Now, what exactly did he mean by “equal”? When we say that a book is unequal, we generally mean that it has faults as well as beauties, that it is not equally good, and in this sense Martial would merely be vindicating himself from the charge of a tame faultlessness, from that æqualis mediocritas which Quintilian smites in passing. But, if we take it in conjunction with the Sabellus epigram just quoted, I think it will not be unfair to allow to æqualis also its other sense of “unvarying,” “monotonous,” and give the prominence to this in the equivalence with malus of the last line.[[338]] Martial specially and critically prided himself on the variety of his books, on their containing something for every taste, and something (almost) about every subject. And the book, he says therefore, that has not this quality is a bad book. The same doctrine pierces through the laudation of the prose preface of the Eighth to Domitian, and points the hope that the celestial verecundia of the “bald Nero” will not be offended by the naughtier epigrams.

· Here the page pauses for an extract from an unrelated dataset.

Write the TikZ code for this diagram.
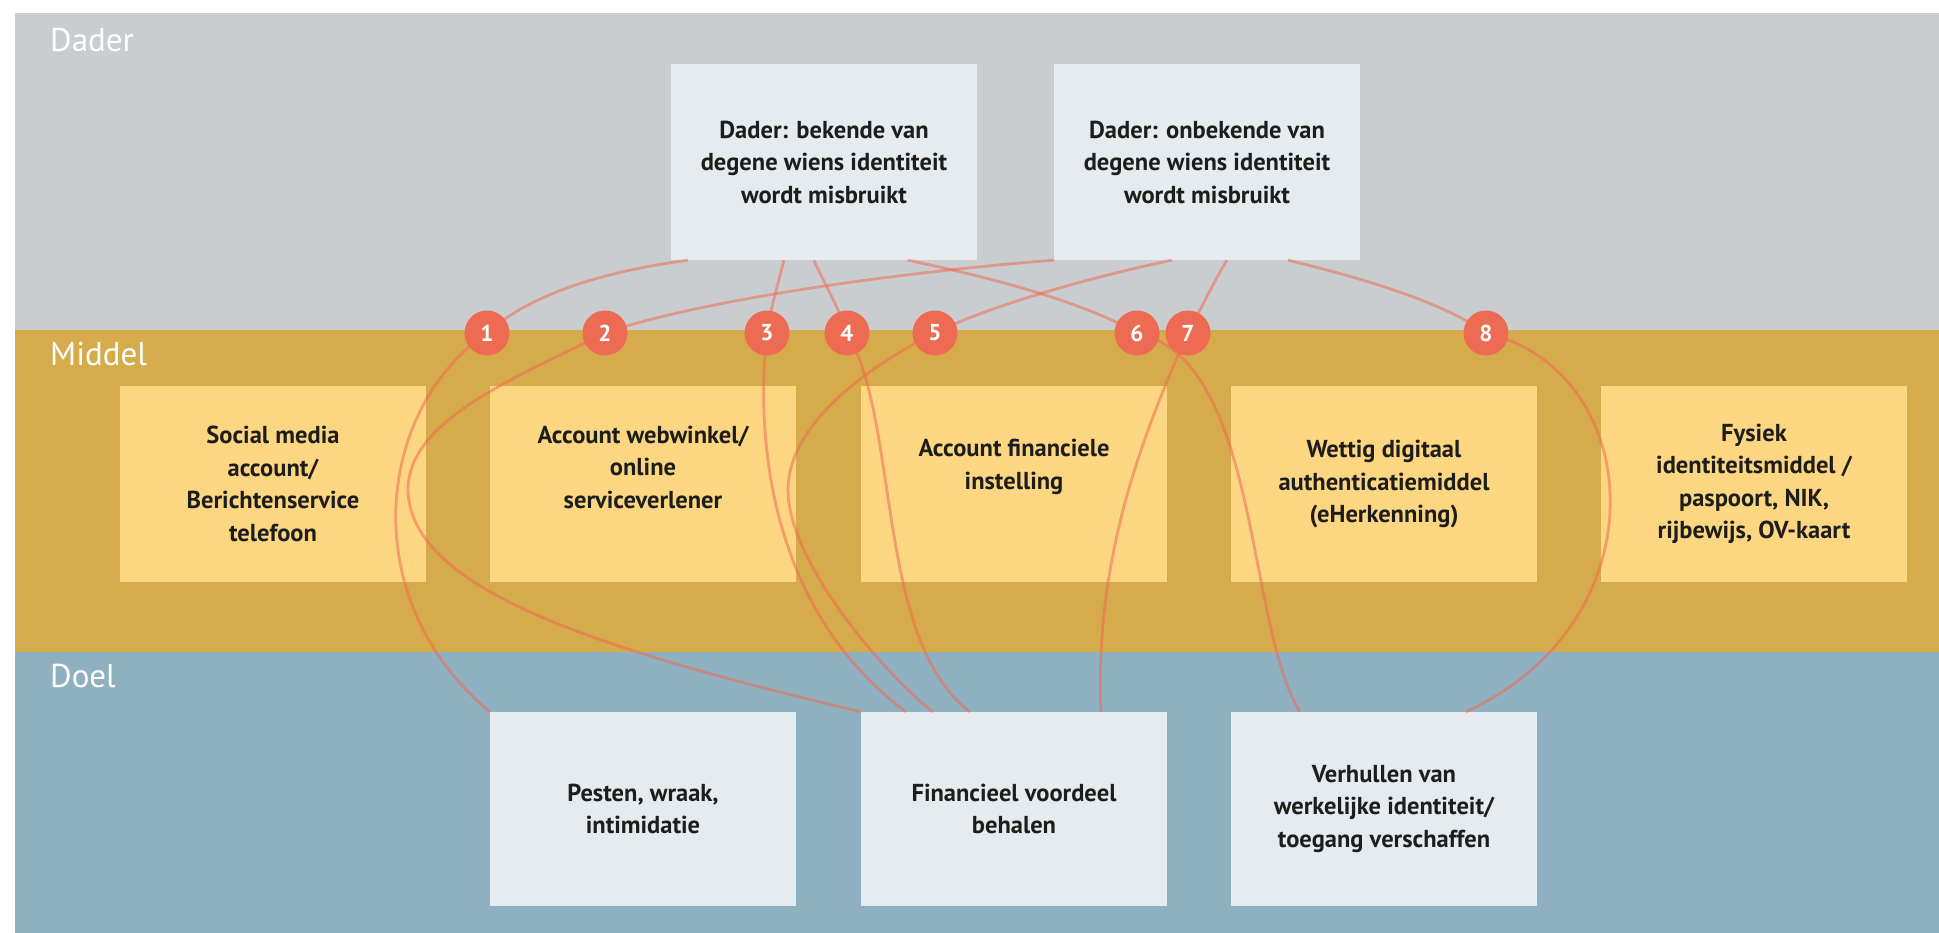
\documentclass[tikz,border=0pt]{standalone}
\usepackage{fontspec}
\setmainfont{PT Sans}
\definecolor{bandgrey}{HTML}{C9CDD0}
\definecolor{bandgold}{HTML}{D6AB4C}
\definecolor{bandblue}{HTML}{8FB0C1}
\definecolor{boxlight}{HTML}{E6EBEF}
\definecolor{boxyellow}{HTML}{FDD682}
\definecolor{coral}{HTML}{EE6B53}
\definecolor{inkdark}{HTML}{1D1D1B}
\pgfdeclarelayer{front}
\pgfsetlayers{main,front}
\newcommand{\boxfont}{\fontsize{24.5}{32.5}\selectfont\bfseries}
\newcommand{\lblfont}{\fontsize{33}{40}\selectfont}
\newcommand{\badgefont}{\fontsize{23}{23}\selectfont\bfseries}
\begin{document}
\begin{tikzpicture}[x=1pt,y=-1pt,
  lightbox/.style={fill=boxlight, minimum width=306pt, minimum height=196pt, inner sep=0pt, text=inkdark, font=\boxfont, align=center},
  goldbox/.style={fill=boxyellow, minimum width=306pt, minimum height=196pt, inner sep=0pt, text=inkdark, font=\boxfont, align=center},
  boxtext/.style={inner sep=0pt, text=inkdark, font=\boxfont, align=center},
  badge/.style={circle, fill=coral, minimum size=45pt, inner sep=0pt, text=white, font=\badgefont},
  link/.style={draw=coral, draw opacity=0.55, line width=2.8pt},
  bandlabel/.style={anchor=base west, text=white, font=\lblfont, inner sep=0pt}]
\useasboundingbox (0,0) rectangle (1939,933);
% bands
\fill[bandgrey] (15,13) rectangle (1939,330);
\fill[bandgold] (15,330) rectangle (1939,652);
\fill[bandblue] (15,652) rectangle (1939,933);
\node[bandlabel] (ldader) at (50,52) {Dader};
\node[bandlabel] (lmiddel) at (50,366) {Middel};
\node[bandlabel] (ldoel) at (50,687) {Doel};
% dader boxes
\node[lightbox] (d1) at (824,162) {Dader: bekende van\\degene wiens identiteit\\wordt misbruikt};
\node[lightbox] (d2) at (1207,162) {Dader: onbekende van\\degene wiens identiteit\\wordt misbruikt};
% middel boxes
\node[goldbox] (m1) at (273,484) {Social media\\account/\\Berichtenservice\\telefoon};
\node[goldbox] (m2) at (643,484) {};
\node[boxtext] (m2t) at (643,467) {Account webwinkel/\\online\\serviceverlener};
\node[goldbox] (m3) at (1014,484) {};
\node[boxtext] (m3t) at (1014,467) {Account financiele\\instelling};
\node[goldbox] (m4) at (1384,484) {Wettig digitaal\\authenticatiemiddel\\(eHerkenning)};
\node[goldbox] (m5) at (1754,484) {Fysiek\\identiteitsmiddel /\\paspoort, NIK,\\rijbewijs, OV-kaart};
% doel boxes
\node[lightbox, minimum height=194pt] (g1) at (643,809) {Pesten, wraak,\\intimidatie};
\node[lightbox, minimum height=194pt] (g2) at (1014,809) {Financieel voordeel\\behalen};
\node[lightbox, minimum height=194pt] (g3) at (1384,809) {Verhullen van\\werkelijke identiteit/\\toegang verschaffen};
% badges
\begin{pgfonlayer}{front}
\node[badge] (b1) at (487,333) {1};
\node[badge] (b2) at (605,333) {2};
\node[badge] (b3) at (767,333) {3};
\node[badge] (b4) at (847,333) {4};
\node[badge] (b5) at (935,333) {5};
\node[badge] (b6) at (1137,333) {6};
\node[badge] (b7) at (1188,333) {7};
\node[badge] (b8) at (1486,333) {8};
\end{pgfonlayer}
% connectors
\draw[link] ([xshift=17pt]d1.south west) .. controls (615,270) and (535,290) .. (b1.center)
  .. controls (375,410) and (355,600) .. (g1.north west);
\draw[link] (d2.south west) .. controls (900,272) and (700,300) .. (b2.center)
  .. controls (515,378) and (408,420) .. (408,490)
  .. controls (410,590) and (600,650) .. (g2.north west);
\draw[link] ([xshift=113pt]d1.south west) .. controls (778,285) and (770,310) .. (b3.center)
  .. controls (755,440) and (770,610) .. ([xshift=45pt]g2.north west);
\draw[link] ([xshift=143pt]d1.south west) .. controls (825,285) and (840,310) .. (b4.center)
  .. controls (900,420) and (875,640) .. ([xshift=109pt]g2.north west);
\draw[link] ([xshift=118pt]d2.south west) .. controls (1100,275) and (990,305) .. (b5.center)
  .. controls (855,373) and (788,430) .. (788,490)
  .. controls (788,560) and (880,670) .. ([xshift=72pt]g2.north west);
\draw[link] ([xshift=237pt]d1.south west) .. controls (980,275) and (1080,300) .. (b6.center)
  .. controls (1260,360) and (1245,620) .. ([xshift=69pt]g3.north west);
\draw[link] ([xshift=173pt]d2.south west) .. controls (1215,280) and (1200,310) .. (b7.center)
  .. controls (1140,440) and (1095,560) .. ([xshift=240pt]g2.north west);
\draw[link] ([xshift=234pt]d2.south west) .. controls (1350,275) and (1440,300) .. (b8.center)
  .. controls (1645,370) and (1665,620) .. ([xshift=235pt]g3.north west);
\end{tikzpicture}
\end{document}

The third of this eighth book contains an interesting dialogue between the Poet and his Muse. Were it not, says he, better to stop? Are not six or seven books enough and too much? Their fame is far and widely spread, and when the monuments of the great are dust they will be, and strangers will take them to their own country. It is never quite easy to know whether Martial is laughing in his sleeve or not in these boastings. But the ninth of the sisters, her hair and garments dripping with perfume (probably Thalia, certainly not one of the Musæ severiores), upbraids him with ingratitude and folly. Why drop these pleasantries? What better pastime will he find? Will he change his sock for the buskin, or arrange hexameters to tell of wars, that pedants may spout him, and that good boys and fair girls may loathe his name? Let the grave and precise write such things by their midnight lamp. But for him, let an elegant saltness dash his Roman books, let real living people recognise and read their own actions and characters; and if the oat be thin, remember that it conquers the trumpets of many. The Epigram here, it will be seen, arrogates to itself something like the place of the full Satire.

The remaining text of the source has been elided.